Use spectrum for external data: For large datasets that don’t require frequent querying, Amazon Redshift Spectrum allows you to query data directly from Amazon S3, saving on storage and computing costs for infrequently accessed data.
Optimize ETL jobs: Optimize your ETL (Extract, Transform, Load) process to ensure that only relevant data is loaded, minimizing overhead. Batch processing can help avoid performance bottlenecks during heavy data loads.
Monitor and adjust resource usage: Regularly monitor your system’s performance metrics and adjust resources accordingly, scaling up when needed or modifying your query patterns.
Pitfalls to avoid#
To get the most out of Amazon Redshift, steer clear of these common mistakes:
Underestimating resource requirements: Choosing the wrong node types or sizes can lead to cluster underperformance. Always align your resources with your workload needs to avoid bottlenecks.
Overloading with too many small tables: Redshift is optimized for large datasets. Overloading it with numerous small tables can cause unnecessary overhead. Merge smaller tables where possible or leverage Redshift Spectrum for external data.
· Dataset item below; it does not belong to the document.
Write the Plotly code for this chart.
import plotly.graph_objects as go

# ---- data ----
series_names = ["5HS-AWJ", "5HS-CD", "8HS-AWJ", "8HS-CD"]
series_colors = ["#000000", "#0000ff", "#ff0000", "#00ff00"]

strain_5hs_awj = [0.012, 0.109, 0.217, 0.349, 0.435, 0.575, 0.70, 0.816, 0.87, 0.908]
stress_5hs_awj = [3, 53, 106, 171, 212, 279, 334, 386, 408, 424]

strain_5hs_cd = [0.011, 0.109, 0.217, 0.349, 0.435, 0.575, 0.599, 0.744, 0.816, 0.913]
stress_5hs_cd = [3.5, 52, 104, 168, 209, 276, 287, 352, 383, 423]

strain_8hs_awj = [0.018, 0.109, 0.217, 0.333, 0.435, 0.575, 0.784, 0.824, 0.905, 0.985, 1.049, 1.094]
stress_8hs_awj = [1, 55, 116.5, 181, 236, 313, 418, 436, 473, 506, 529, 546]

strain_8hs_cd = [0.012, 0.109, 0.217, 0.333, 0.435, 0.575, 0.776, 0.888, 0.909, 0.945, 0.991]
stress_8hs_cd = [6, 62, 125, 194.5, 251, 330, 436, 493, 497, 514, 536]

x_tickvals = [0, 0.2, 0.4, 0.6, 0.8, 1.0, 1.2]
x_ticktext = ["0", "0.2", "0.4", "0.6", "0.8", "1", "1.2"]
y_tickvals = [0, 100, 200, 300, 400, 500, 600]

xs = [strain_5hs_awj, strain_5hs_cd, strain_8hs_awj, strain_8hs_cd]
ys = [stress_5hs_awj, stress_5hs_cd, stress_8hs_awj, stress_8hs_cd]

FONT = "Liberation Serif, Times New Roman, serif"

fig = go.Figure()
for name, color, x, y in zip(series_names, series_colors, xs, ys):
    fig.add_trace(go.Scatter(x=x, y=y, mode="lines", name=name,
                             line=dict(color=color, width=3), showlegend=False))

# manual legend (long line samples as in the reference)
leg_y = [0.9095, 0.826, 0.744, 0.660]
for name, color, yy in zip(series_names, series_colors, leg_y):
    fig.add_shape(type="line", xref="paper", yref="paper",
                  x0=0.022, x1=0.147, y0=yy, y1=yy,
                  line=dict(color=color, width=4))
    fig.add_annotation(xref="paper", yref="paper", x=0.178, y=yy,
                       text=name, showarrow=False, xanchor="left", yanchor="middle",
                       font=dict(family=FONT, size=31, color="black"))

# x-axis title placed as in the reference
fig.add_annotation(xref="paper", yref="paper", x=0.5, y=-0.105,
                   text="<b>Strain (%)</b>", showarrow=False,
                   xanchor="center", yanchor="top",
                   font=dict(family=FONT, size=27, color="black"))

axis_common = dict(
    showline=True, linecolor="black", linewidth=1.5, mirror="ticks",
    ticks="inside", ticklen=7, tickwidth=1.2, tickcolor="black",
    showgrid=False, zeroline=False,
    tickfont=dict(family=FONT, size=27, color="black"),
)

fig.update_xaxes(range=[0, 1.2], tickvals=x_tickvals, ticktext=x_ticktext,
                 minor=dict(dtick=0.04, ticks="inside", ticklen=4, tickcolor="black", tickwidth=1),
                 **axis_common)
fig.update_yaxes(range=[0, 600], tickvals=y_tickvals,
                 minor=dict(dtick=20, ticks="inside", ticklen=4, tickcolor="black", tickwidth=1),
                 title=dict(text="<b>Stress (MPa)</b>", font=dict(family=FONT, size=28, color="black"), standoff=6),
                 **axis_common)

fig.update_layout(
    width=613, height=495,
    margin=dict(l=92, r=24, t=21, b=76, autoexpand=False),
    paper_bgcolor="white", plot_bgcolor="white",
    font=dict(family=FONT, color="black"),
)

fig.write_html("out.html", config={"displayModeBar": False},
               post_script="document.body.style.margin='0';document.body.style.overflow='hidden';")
Ignoring data skew: Uneven data distribution across nodes slows performance. Select proper distribution keys to ensure data is spread evenly across the cluster.
Excessive use of temporary tables: While useful for quick tasks, excessive reliance on temporary tables can drain resources and complicate maintenance. Use them sparingly and clean up when done.
Clearer data, better decisions #
AWS Redshift gives developers the tools to tackle large-scale data challenges with ease. With columnar storage, parallel processing, and seamless AWS integration, it’s a great choice for managing massive datasets.
Redshift’s flexibility allows you to optimize queries, design scalable solutions, and streamline data pipelines. By mastering its architecture and best practices, you can efficiently solve real-world data problems and drive smarter, data-backed decisions.